**THE EXERCISE:**
Gather, from the listing beneath this task, every line holding the string "matplotlib".

+++ LISTED ENTRIES

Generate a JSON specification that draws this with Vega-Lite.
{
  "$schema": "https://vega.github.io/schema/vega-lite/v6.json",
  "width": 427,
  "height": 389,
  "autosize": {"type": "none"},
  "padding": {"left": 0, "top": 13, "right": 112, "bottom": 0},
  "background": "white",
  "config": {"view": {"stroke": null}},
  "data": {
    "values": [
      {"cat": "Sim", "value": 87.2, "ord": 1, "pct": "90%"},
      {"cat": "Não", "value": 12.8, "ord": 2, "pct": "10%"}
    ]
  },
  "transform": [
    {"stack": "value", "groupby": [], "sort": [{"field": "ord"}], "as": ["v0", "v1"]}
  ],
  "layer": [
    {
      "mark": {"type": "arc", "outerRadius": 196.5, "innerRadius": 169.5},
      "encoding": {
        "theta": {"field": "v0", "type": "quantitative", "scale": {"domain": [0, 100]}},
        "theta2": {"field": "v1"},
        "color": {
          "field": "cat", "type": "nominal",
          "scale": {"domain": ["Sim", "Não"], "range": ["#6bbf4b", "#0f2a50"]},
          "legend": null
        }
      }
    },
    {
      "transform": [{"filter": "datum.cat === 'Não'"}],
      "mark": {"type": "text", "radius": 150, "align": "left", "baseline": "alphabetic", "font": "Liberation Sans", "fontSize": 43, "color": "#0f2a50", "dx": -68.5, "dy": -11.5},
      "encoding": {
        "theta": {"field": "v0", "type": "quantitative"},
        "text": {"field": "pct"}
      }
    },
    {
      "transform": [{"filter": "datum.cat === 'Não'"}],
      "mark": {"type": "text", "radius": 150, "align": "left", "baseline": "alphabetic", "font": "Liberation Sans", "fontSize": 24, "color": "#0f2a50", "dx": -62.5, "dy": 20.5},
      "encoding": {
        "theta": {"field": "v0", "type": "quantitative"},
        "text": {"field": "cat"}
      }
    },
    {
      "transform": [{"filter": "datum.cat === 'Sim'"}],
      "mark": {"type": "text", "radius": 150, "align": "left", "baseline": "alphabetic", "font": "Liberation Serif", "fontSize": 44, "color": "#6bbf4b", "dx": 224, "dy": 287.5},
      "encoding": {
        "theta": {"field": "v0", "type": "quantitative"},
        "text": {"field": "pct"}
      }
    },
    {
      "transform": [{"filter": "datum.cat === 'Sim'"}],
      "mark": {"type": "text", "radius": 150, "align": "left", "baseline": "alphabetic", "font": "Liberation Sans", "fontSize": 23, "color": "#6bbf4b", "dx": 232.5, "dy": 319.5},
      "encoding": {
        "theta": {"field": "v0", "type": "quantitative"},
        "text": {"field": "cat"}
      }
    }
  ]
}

++++++
+++ LISTED ENTRIES

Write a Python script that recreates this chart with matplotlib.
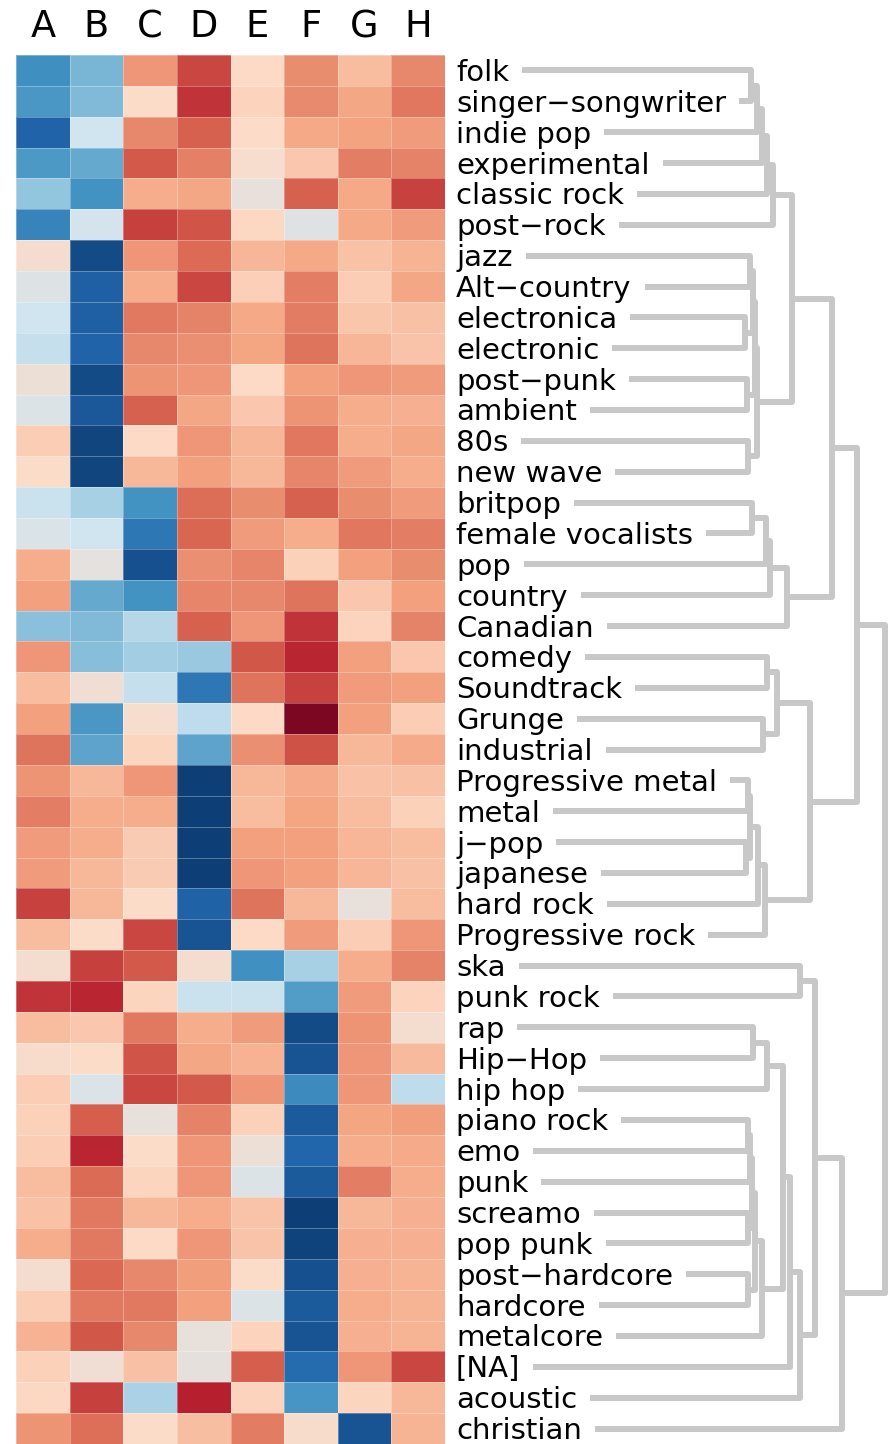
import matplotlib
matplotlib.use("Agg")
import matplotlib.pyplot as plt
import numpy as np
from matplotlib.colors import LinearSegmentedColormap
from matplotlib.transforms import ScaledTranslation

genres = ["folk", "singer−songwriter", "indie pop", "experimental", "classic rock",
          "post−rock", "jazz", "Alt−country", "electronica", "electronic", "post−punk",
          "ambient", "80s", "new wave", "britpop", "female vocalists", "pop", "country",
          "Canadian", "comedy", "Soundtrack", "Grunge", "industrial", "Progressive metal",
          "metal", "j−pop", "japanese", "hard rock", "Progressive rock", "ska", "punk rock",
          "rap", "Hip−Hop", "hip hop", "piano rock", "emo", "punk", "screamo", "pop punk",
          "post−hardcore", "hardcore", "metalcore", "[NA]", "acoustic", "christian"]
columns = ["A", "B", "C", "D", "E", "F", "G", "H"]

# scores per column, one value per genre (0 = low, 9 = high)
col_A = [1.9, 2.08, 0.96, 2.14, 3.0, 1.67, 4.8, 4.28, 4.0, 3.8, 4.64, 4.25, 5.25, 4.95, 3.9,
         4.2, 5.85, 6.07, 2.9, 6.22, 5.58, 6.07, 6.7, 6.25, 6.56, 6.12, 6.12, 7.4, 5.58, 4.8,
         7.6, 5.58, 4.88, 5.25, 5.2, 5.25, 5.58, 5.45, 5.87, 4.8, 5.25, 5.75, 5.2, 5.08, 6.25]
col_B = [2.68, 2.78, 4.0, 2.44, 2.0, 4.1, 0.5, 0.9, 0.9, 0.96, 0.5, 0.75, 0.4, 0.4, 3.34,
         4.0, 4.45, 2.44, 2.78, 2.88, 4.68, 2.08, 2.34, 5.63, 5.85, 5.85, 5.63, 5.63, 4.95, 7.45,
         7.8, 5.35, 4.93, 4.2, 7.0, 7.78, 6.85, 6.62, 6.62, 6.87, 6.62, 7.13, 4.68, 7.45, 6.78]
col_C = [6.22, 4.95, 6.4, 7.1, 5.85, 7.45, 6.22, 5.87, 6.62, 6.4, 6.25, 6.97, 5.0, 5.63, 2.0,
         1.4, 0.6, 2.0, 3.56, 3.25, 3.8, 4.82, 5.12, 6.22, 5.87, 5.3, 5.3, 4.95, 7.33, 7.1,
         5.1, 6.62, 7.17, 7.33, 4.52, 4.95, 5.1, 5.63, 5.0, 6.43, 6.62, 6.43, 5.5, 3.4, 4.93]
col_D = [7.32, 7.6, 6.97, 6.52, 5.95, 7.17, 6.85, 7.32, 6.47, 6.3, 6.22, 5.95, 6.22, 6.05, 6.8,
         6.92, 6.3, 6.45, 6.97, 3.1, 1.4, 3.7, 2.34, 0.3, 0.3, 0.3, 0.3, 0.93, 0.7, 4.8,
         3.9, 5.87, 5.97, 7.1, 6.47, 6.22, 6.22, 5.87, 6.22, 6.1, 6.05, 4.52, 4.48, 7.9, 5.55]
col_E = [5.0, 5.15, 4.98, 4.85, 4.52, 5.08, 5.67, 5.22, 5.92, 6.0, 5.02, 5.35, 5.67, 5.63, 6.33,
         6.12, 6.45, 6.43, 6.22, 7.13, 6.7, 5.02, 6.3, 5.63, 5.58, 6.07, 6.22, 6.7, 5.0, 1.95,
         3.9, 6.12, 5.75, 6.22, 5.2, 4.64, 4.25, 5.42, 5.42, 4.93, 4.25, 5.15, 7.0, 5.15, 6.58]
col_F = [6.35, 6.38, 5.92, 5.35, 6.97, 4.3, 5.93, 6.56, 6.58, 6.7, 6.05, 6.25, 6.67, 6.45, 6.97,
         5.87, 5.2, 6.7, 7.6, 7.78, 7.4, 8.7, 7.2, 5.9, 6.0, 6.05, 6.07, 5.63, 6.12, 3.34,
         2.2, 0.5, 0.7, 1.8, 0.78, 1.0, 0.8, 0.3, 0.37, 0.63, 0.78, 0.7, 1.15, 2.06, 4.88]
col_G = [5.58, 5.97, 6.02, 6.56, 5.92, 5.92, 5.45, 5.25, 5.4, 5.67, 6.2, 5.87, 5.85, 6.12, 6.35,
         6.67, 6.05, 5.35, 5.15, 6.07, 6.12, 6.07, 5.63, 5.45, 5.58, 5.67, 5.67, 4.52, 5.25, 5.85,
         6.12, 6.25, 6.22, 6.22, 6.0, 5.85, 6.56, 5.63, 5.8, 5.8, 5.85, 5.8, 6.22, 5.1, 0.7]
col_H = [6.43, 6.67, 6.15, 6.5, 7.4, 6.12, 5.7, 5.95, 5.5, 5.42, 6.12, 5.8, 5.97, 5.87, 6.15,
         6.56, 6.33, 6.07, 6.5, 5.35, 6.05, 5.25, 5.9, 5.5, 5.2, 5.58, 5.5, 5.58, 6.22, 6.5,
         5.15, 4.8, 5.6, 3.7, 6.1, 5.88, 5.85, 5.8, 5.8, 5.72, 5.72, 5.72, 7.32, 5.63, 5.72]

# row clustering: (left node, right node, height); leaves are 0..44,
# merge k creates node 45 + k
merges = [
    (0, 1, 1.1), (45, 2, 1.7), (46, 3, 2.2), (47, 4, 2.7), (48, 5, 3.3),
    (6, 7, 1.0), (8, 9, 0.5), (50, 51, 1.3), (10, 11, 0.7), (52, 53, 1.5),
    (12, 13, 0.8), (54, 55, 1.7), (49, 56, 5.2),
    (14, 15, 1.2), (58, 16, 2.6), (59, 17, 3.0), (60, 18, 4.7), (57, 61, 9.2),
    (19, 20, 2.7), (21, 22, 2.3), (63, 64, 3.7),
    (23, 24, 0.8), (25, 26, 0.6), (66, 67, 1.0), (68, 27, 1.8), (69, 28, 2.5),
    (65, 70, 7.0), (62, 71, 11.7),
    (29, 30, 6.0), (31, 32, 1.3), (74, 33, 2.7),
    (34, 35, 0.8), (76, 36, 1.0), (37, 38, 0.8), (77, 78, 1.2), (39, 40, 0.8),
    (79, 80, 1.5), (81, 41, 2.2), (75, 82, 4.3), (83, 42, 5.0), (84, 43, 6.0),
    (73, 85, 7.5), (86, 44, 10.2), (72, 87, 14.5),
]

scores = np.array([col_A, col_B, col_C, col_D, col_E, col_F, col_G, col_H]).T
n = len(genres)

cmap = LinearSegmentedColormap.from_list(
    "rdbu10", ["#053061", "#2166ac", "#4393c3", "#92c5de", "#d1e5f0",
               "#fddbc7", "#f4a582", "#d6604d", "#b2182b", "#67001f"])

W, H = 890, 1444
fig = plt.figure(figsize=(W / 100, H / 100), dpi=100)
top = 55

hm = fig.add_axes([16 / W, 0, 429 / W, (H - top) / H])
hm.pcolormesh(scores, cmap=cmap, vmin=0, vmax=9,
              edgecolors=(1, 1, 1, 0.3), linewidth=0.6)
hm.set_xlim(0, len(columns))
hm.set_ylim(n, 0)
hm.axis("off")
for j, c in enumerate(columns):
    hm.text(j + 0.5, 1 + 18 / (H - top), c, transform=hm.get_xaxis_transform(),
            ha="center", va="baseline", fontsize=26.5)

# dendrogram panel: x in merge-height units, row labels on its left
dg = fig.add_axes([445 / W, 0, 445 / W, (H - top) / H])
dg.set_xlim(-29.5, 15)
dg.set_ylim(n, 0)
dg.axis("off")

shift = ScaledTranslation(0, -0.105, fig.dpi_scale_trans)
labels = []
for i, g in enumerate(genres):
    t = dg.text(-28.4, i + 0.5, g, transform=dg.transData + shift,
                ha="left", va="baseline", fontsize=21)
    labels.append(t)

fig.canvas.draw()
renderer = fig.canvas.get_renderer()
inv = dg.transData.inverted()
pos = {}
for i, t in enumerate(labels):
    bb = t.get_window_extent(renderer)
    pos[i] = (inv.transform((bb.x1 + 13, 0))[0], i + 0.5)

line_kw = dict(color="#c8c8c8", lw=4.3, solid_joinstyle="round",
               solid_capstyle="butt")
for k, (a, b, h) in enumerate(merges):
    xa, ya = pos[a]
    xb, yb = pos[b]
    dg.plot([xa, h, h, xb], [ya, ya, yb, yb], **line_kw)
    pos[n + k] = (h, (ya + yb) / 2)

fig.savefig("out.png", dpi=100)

++++++

**CORRECT OUTPUT:**
Write a Python script that recreates this chart with matplotlib.
import matplotlib
matplotlib.use("Agg")
import matplotlib.pyplot as plt
from matplotlib.colors import LinearSegmentedColormap
from matplotlib.transforms import ScaledTranslation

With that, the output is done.